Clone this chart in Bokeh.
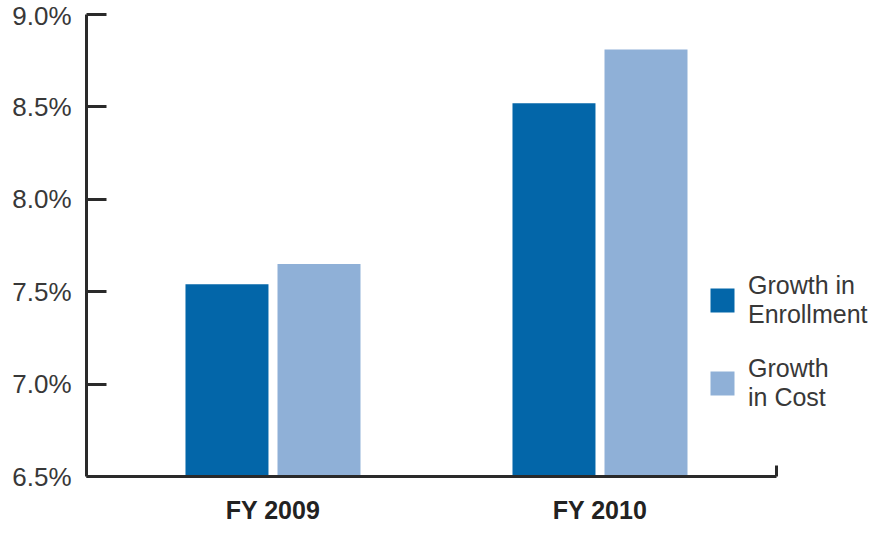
from bokeh.plotting import figure
from bokeh.models import (ColumnDataSource, Range1d, LinearAxis, FixedTicker,
                          Legend, LegendItem)
from bokeh.transform import dodge
from bokeh.embed import file_html
from bokeh.resources import INLINE

# ---- data ----
categories = ["FY 2009", "FY 2010"]
enrollment = [7.54, 8.52]
cost = [7.65, 8.81]
y_ticks = [6.5, 7.0, 7.5, 8.0, 8.5, 9.0]
series_names = ["Growth in\nEnrollment", "Growth\nin Cost"]

C_ENR = "#0366A9"
C_COST = "#8FB0D7"
AXIS_C = "#2a2a2a"
TXT_C = "#383838"
FONT = "Liberation Sans"

idx = list(range(len(categories)))
src = ColumnDataSource(dict(x=idx, enr=enrollment, cost=cost,
                            base=[y_ticks[0]] * len(idx)))

x_start, x_axis_end, x_end = -0.5703, 1.5398, 1.8303
y_end = 9.0758
p = figure(width=871, height=526, output_backend="svg", toolbar_location=None,
           x_range=Range1d(x_start, x_end), y_range=Range1d(y_ticks[0], y_end),
           x_axis_location=None, y_axis_location=None,
           min_border_left=86, min_border_right=0, min_border_top=0,
           min_border_bottom=50, outline_line_color=None,
           background_fill_color="white", border_fill_color="white")
p.grid.visible = False

bw = 0.2538
off = 0.1407
r1 = p.vbar(x=dodge("x", -off, range=p.x_range), top="enr", bottom="base",
            width=bw, source=src, fill_color=C_ENR, line_color=None)
r2 = p.vbar(x=dodge("x", off, range=p.x_range), top="cost", bottom="base",
            width=bw, source=src, fill_color=C_COST, line_color=None)

# y axis with inward ticks
yax = LinearAxis(ticker=FixedTicker(ticks=y_ticks), bounds=(y_ticks[0], y_ticks[-1]),
                 major_tick_in=20, major_tick_out=0,
                 minor_tick_line_color=None, axis_line_width=3, axis_line_color=AXIS_C,
                 major_tick_line_width=3, major_tick_line_color=AXIS_C,
                 major_label_text_font=FONT, major_label_text_font_size="26px",
                 major_label_text_color=TXT_C, major_label_standoff=15,
                 major_label_overrides={t: f"{t:.1f}%" for t in y_ticks})
p.add_layout(yax, "left")

# x axis: category labels, axis line, small tick at right end (minor tick)
xax = LinearAxis(ticker=FixedTicker(ticks=idx, minor_ticks=[x_axis_end]),
                 bounds=(x_start, x_axis_end),
                 major_label_overrides={i: c for i, c in zip(idx, categories)},
                 axis_line_width=3, axis_line_color=AXIS_C,
                 major_tick_line_color=None, major_tick_in=0, major_tick_out=0,
                 minor_tick_in=11, minor_tick_out=0, minor_tick_line_width=3,
                 minor_tick_line_color=AXIS_C,
                 major_label_standoff=19, major_label_text_font=FONT,
                 major_label_text_font_size="25px", major_label_text_font_style="bold",
                 major_label_text_color="#222222")
p.add_layout(xax, "below")

legend = Legend(items=[LegendItem(label=series_names[0], renderers=[r1]),
                       LegendItem(label=series_names[1], renderers=[r2])],
                location=(621, 64), glyph_width=30, glyph_height=30,
                label_standoff=11, padding=0, margin=0, spacing=25,
                label_text_font=FONT, label_text_font_size="25px",
                label_text_line_height=1.25,
                label_text_color=TXT_C, border_line_color=None,
                background_fill_alpha=0)
p.add_layout(legend)

open("out.html", "w").write(file_html(p, INLINE))
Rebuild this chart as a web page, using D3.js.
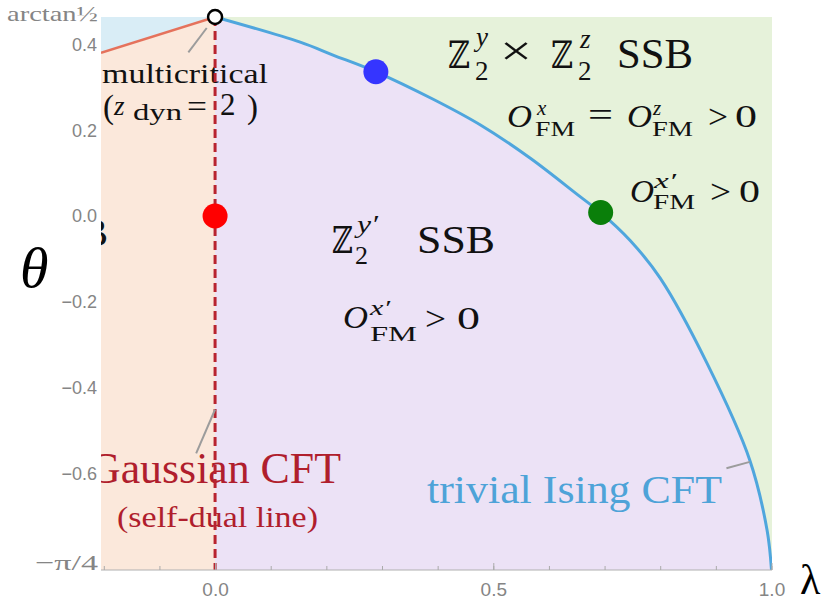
<!DOCTYPE html>
<html>
<head>
<meta charset="utf-8">
<script src="https://cdn.jsdelivr.net/npm/d3@7"></script>
<style>
	body { margin: 0; background: #fff; }
</style>
</head>
<body>
<div id="chart"></div>
<script>

// DATA
const lambdaMin = -0.205;
const lambdaMax = 1.0;
const thetaTop = Math.atan(0.5);      // labelled arctan½
const thetaBottom = -0.825;           // bottom of the plotted range, labelled −π/4

const lambdaMinorTicks = [-0.2, -0.1, 0.0, 0.1, 0.2, 0.3, 0.4, 0.5, 0.6, 0.7, 0.8, 0.9, 1.0];
const lambdaMajorTicks = [0.0, 0.5, 1.0];
const lambdaTickLabels = ["0.0", "0.5", "1.0"];
const thetaTicks = [0.4, 0.2, 0.0, -0.2, -0.4, -0.6];
const thetaTickLabels = ["0.4", "0.2", "0.0", "\u22120.2", "\u22120.4", "\u22120.6"];

// trivial Ising CFT boundary (blue)
const isingLambda = [0.000, 0.153, 0.212, 0.289, 0.392, 0.477, 0.566, 0.656, 0.693, 0.746, 0.800, 0.884, 0.961, 0.992, 1.000];
const isingTheta  = [thetaTop, 0.405, 0.375, 0.336, 0.272, 0.212, 0.135, 0.045, 0.008, -0.057, -0.145, -0.343, -0.569, -0.732, thetaBottom];

// left boundary (orange), above the Gaussian region
const orangeLambda = [lambdaMin, 0.0];
const orangeTheta  = [0.380, thetaTop];

// marked points
const dotLambda = [0.289, 0.0, 0.693];
const dotTheta  = [0.336, 0.0, 0.008];
const dotColor  = ["#3535ff", "#ff0000", "#0a7f0a"];

// leader lines [λ1, θ1, λ2, θ2]
const leaders = [
	[-0.048, 0.381, -0.015, 0.438],
	[-0.034, -0.553, 0.0, -0.451],
	[0.919, -0.588, 0.961, -0.573]
];


// SVG
const width = 829, height = 601;
const plot = { left: 101, right: 772, top: 17, bottom: 570 };
const SERIF = "Liberation Serif, Times New Roman, serif";
const SANS = "Liberation Sans, Arial, sans-serif";

const svg = d3.select("#chart")
	.append("svg")
	.attr("width", width)
	.attr("height", height);

const x = d3.scaleLinear().domain([lambdaMin, lambdaMax]).range([plot.left, 771.5]);
const y = d3.scaleLinear().domain([thetaBottom, thetaTop]).range([plot.bottom, plot.top]);

svg.append("clipPath").attr("id", "clip")
	.append("rect")
	.attr("x", plot.left).attr("y", plot.top)
	.attr("width", plot.right - plot.left).attr("height", plot.bottom - plot.top);

const g = svg.append("g").attr("clip-path", "url(#clip)");

// REGIONS
g.append("rect")
	.attr("x", plot.left).attr("y", plot.top)
	.attr("width", plot.right - plot.left).attr("height", plot.bottom - plot.top)
	.attr("fill", "#e6f2da");

const poly = pts => "M" + pts.map(p => [x(p[0]), y(p[1])].join(",")).join("L") + "Z";

g.append("path")
	.attr("d", poly([[lambdaMin, thetaTop], [0, thetaTop], [orangeLambda[0], orangeTheta[0]]]))
	.attr("fill", "#d9edf6");
g.append("path")
	.attr("d", poly([[lambdaMin, thetaBottom], [orangeLambda[0], orangeTheta[0]], [orangeLambda[1], orangeTheta[1]], [0, thetaBottom]]))
	.attr("fill", "#fbe8db");

const isingPts = isingLambda.map((l, i) => [l, isingTheta[i]]);
const line = d3.line().x(d => x(d[0])).y(d => y(d[1])).curve(d3.curveCatmullRom.alpha(0.5));

g.append("path")
	.attr("d", line(isingPts) + "L" + x(0) + "," + y(thetaBottom) + "Z")
	.attr("fill", "#ece2f6");

// TEXT helper
function pieces(list, color) {
	list.forEach(p => {
		const t = svg.append("text")
			.attr("x", p.x).attr("y", p.y)
			.attr("font-size", p.size)
			.attr("font-family", p.fam || SERIF)
			.attr("fill", color || "#111")
			.text(p.t);
		if (p.it) t.attr("font-style", "italic");
		if (p.len) t.attr("textLength", p.len).attr("lengthAdjust", "spacingAndGlyphs");
	});
}

const Z = "\u2124";
const ZF = "DejaVu Serif, DejaVu Sans, serif";
// Z2y x Z2z SSB
pieces([
	{ t: Z, x: 448, y: 68, size: 38, fam: ZF, len: 22 },
	{ t: "2", x: 475, y: 80, size: 27 },
	{ t: "y", x: 476, y: 46, size: 27, it: true },
	{ t: "\u00d7", x: 500, y: 65, size: 42, len: 32 },
	{ t: Z, x: 551, y: 68, size: 38, fam: ZF, len: 22 },
	{ t: "2", x: 578, y: 80, size: 27 },
	{ t: "z", x: 580, y: 48, size: 27, it: true },
	{ t: "SSB", x: 617, y: 68, size: 42, len: 76 }
]);
// O^x_FM = O^z_FM > 0
pieces([
	{ t: "O", x: 507, y: 127, size: 31, it: true, len: 25 },
	{ t: "x", x: 537, y: 115, size: 21, it: true },
	{ t: "FM", x: 535, y: 136, size: 22, len: 40 },
	{ t: "=", x: 588, y: 126, size: 34, len: 25 },
	{ t: "O", x: 627, y: 127, size: 31, it: true, len: 25 },
	{ t: "z", x: 653, y: 115, size: 21, it: true },
	{ t: "FM", x: 652, y: 136, size: 22, len: 41 },
	{ t: ">", x: 708, y: 128, size: 34, len: 20 },
	{ t: "0", x: 735, y: 127, size: 31, len: 22 }
]);
// O^x'_FM > 0 (right)
pieces([
	{ t: "O", x: 630, y: 202, size: 31, it: true, len: 24 },
	{ t: "x\u2032", x: 654, y: 188, size: 22, it: true, len: 22 },
	{ t: "FM", x: 653, y: 209, size: 22, len: 42 },
	{ t: ">", x: 710, y: 203, size: 34, len: 21 },
	{ t: "0", x: 739, y: 202, size: 31, len: 21 }
]);
// Z2y' SSB
pieces([
	{ t: Z, x: 332, y: 253, size: 37, fam: ZF, len: 21 },
	{ t: "2", x: 355, y: 264, size: 26 },
	{ t: "y\u2032", x: 357, y: 233, size: 25, it: true, len: 21 },
	{ t: "SSB", x: 417, y: 253, size: 41, len: 78 }
]);
// O^x'_FM > 0 (middle)
pieces([
	{ t: "O", x: 343, y: 328, size: 31, it: true, len: 25 },
	{ t: "x\u2032", x: 370, y: 315, size: 22, it: true, len: 20 },
	{ t: "FM", x: 370, y: 341, size: 22, len: 47 },
	{ t: ">", x: 425, y: 330, size: 34, len: 21 },
	{ t: "0", x: 457, y: 329, size: 31, len: 23 }
]);
// multicritical (z_dyn = 2)
pieces([
	{ t: "multicritical", x: 102, y: 83, size: 27, len: 166 },
	{ t: "(", x: 103, y: 118, size: 33 },
	{ t: "z", x: 114, y: 115, size: 27, it: true },
	{ t: "dyn", x: 133, y: 120, size: 24, len: 49 },
	{ t: "=", x: 187, y: 117, size: 32, len: 20 },
	{ t: "2", x: 220, y: 115, size: 31 },
	{ t: ")", x: 247, y: 118, size: 33 }
]);
pieces([
	{ t: "trivial Ising CFT", x: 427, y: 503, size: 40, len: 295 }
], "#4ea3d8");

// texts clipped by the plot frame
const gc = g.append("g");
gc.append("text").attr("x", 89).attr("y", 483).attr("font-size", 44).attr("font-family", SERIF)
	.attr("fill", "#b01e2d").attr("textLength", 252).attr("lengthAdjust", "spacingAndGlyphs")
	.text("Gaussian CFT");
gc.append("text").attr("x", 117).attr("y", 527).attr("font-size", 30).attr("font-family", SERIF)
	.attr("fill", "#b01e2d").attr("textLength", 201).attr("lengthAdjust", "spacingAndGlyphs")
	.text("(self-dual line)");
gc.append("text").attr("x", 108).attr("y", 246).attr("font-size", 41).attr("font-family", SERIF)
	.attr("text-anchor", "end").attr("fill", "#111")
	.text("B");

// BOUNDARIES
g.append("path")
	.attr("d", d3.line().x(d => x(d[0])).y(d => y(d[1]))(orangeLambda.map((l, i) => [l, orangeTheta[i]])))
	.attr("fill", "none").attr("stroke", "#e5725c").attr("stroke-width", 2.5);
g.append("path")
	.attr("d", line(isingPts))
	.attr("fill", "none").attr("stroke", "#4fa6dd").attr("stroke-width", 3);
svg.append("line")
	.attr("x1", x(0)).attr("x2", x(0))
	.attr("y1", y(thetaTop)).attr("y2", y(thetaBottom))
	.attr("stroke", "#b8232f").attr("stroke-width", 3)
	.attr("stroke-dasharray", "9,5");

// leader lines
svg.selectAll(".leader")
	.data(leaders)
	.enter()
	.append("line")
		.attr("x1", d => x(d[0])).attr("y1", d => y(d[1]))
		.attr("x2", d => x(d[2])).attr("y2", d => y(d[3]))
		.attr("stroke", "#9c9c9c").attr("stroke-width", 2);

// POINTS
svg.selectAll(".dot")
	.data(dotLambda)
	.enter()
	.append("circle")
		.attr("cx", d => x(d))
		.attr("cy", (d, i) => y(dotTheta[i]))
		.attr("r", 12.5)
		.attr("fill", (d, i) => dotColor[i]);
svg.append("circle")
	.attr("cx", x(0)).attr("cy", y(thetaTop))
	.attr("r", 7)
	.attr("fill", "#fff").attr("stroke", "#000").attr("stroke-width", 2.5);

// AXES
const minorAxis = d3.axisBottom(x).tickValues(lambdaMinorTicks).tickSizeInner(-4).tickSizeOuter(0).tickFormat("");
const ax1 = svg.append("g").attr("transform", `translate(0,${plot.bottom})`).call(minorAxis);
ax1.select(".domain").attr("stroke", "#b0b0b0").attr("d", `M${plot.left},0H${plot.right}`);
ax1.selectAll(".tick line").attr("stroke", "#aaa");

const majorAxis = d3.axisBottom(x).tickValues(lambdaMajorTicks).tickSizeInner(-7).tickSizeOuter(0)
	.tickPadding(13).tickFormat((d, i) => lambdaTickLabels[i]);
const ax2 = svg.append("g").attr("transform", `translate(0,${plot.bottom})`).call(majorAxis);
ax2.select(".domain").remove();
ax2.selectAll(".tick line").attr("stroke", "#aaa");
ax2.selectAll(".tick text")
	.attr("fill", "#858585").attr("font-size", 19)
	.attr("font-family", SANS);

svg.selectAll(".ylab")
	.data(thetaTicks)
	.enter()
	.append("text")
		.attr("x", 97)
		.attr("y", d => y(d))
		.attr("dy", "0.36em")
		.attr("text-anchor", "end")
		.attr("font-size", 18)
		.attr("font-family", SANS)
		.attr("fill", "#858585")
		.text((d, i) => thetaTickLabels[i]);

svg.append("text").attr("x", 7).attr("y", 21).attr("font-size", 21).attr("font-family", SERIF)
	.attr("fill", "#858585").attr("textLength", 91).attr("lengthAdjust", "spacingAndGlyphs")
	.text("arctan\u00bd");
svg.append("text").attr("x", 35).attr("y", 570).attr("font-size", 22).attr("font-family", SERIF)
	.attr("fill", "#858585").attr("textLength", 63).attr("lengthAdjust", "spacingAndGlyphs")
	.text("\u2212\u03c0/4");

// axis titles
svg.append("text").attr("x", 20).attr("y", 287).attr("font-size", 58).attr("font-family", SERIF)
	.attr("font-style", "italic").attr("fill", "#000").text("\u03b8");
svg.append("text").attr("x", 800).attr("y", 594).attr("font-size", 42).attr("font-family", SERIF)
	.attr("fill", "#000").text("\u03bb");

</script>
</body>
</html>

.....

Above are records; say how many of their lines contain the word "chart", giving only the number.

## RESPONSE TO THIS TASK
4